Enfin, s’attaquer à des lieux comme l’hôtel Taj Mahal, c’est blesser une triple symbolique, celle de l’édifice à la fois occidental, colonial et britannique tout en s’en prenant à la vie d’Occidentaux.
On l’aura rapidement compris, les motifs de ces attentats peuvent être multiples, de la revendication ethno-nationale de musulmans indiens, au djihad international, tout en passant par la realpolitik pakistanaise. Il faut cependant relativiser la portée de ces attentats. Les 195 morts, en dépit du profond respect que nous devons à leurs mémoires et à leurs familles, apparaissent comme ayant un très faible poids politico-stratégique.

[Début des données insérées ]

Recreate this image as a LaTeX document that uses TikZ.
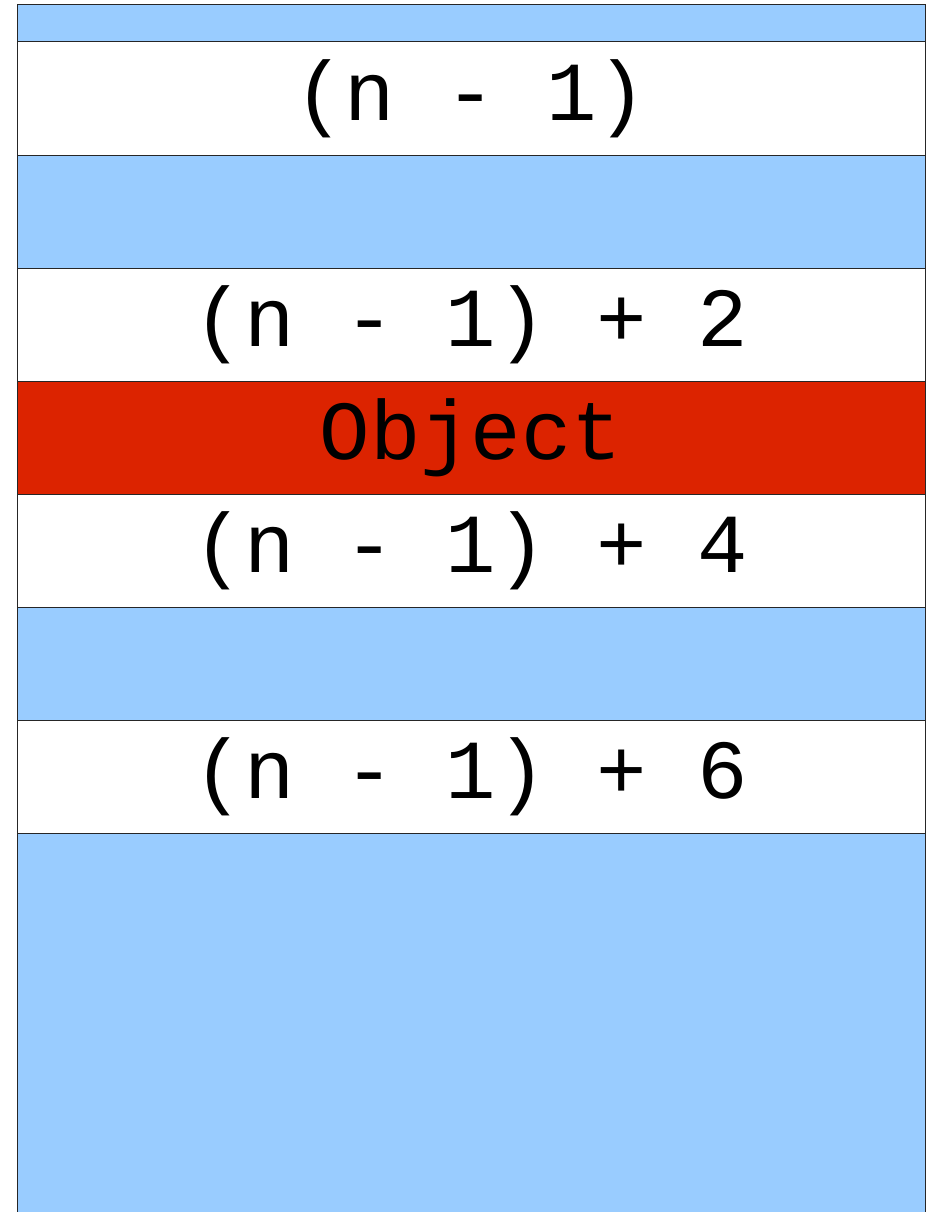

Un parallèle avec l’actualité africaine peut nous aider à saisir le mode de fonctionnement du terrorisme. Au moment où Bombay était attaqué, au Nigéria, les affrontements entre musulmans et chrétiens causaient la mort d’au moins 200 personnes, sans que le monde en soit indigné. L’explication est que d’une part, il ne s’agit pas d’Occidentaux, et que d’autre part, ces victimes n’ont pas été tuées par application de techniques terroristes, élaborées pour terroriser (arbitraire, asymétrie, surprise…).
Raymond Aron définissait le terrorisme comme toute action générant des effets psychologiques hors de proportion avec ses résultats purement physiques. Le terrorisme n’est pas l’arme du pauvre mais de celui qui ne détient pas la puissance, c’est-à-dire de celui qui n’a pas les moyens de modifier de manière fondamentale le comportement des autres acteurs avec qui il est en relation. Le terrorisme génère certes la peur au sein d’une partie de la population, mais il génère aussi un développement, un durcissement et une amélioration de l’appareil coercitif étatique adverse qui finira par le broyer. Le terrorisme traumatise, tue, mais ne contraint que très rarement.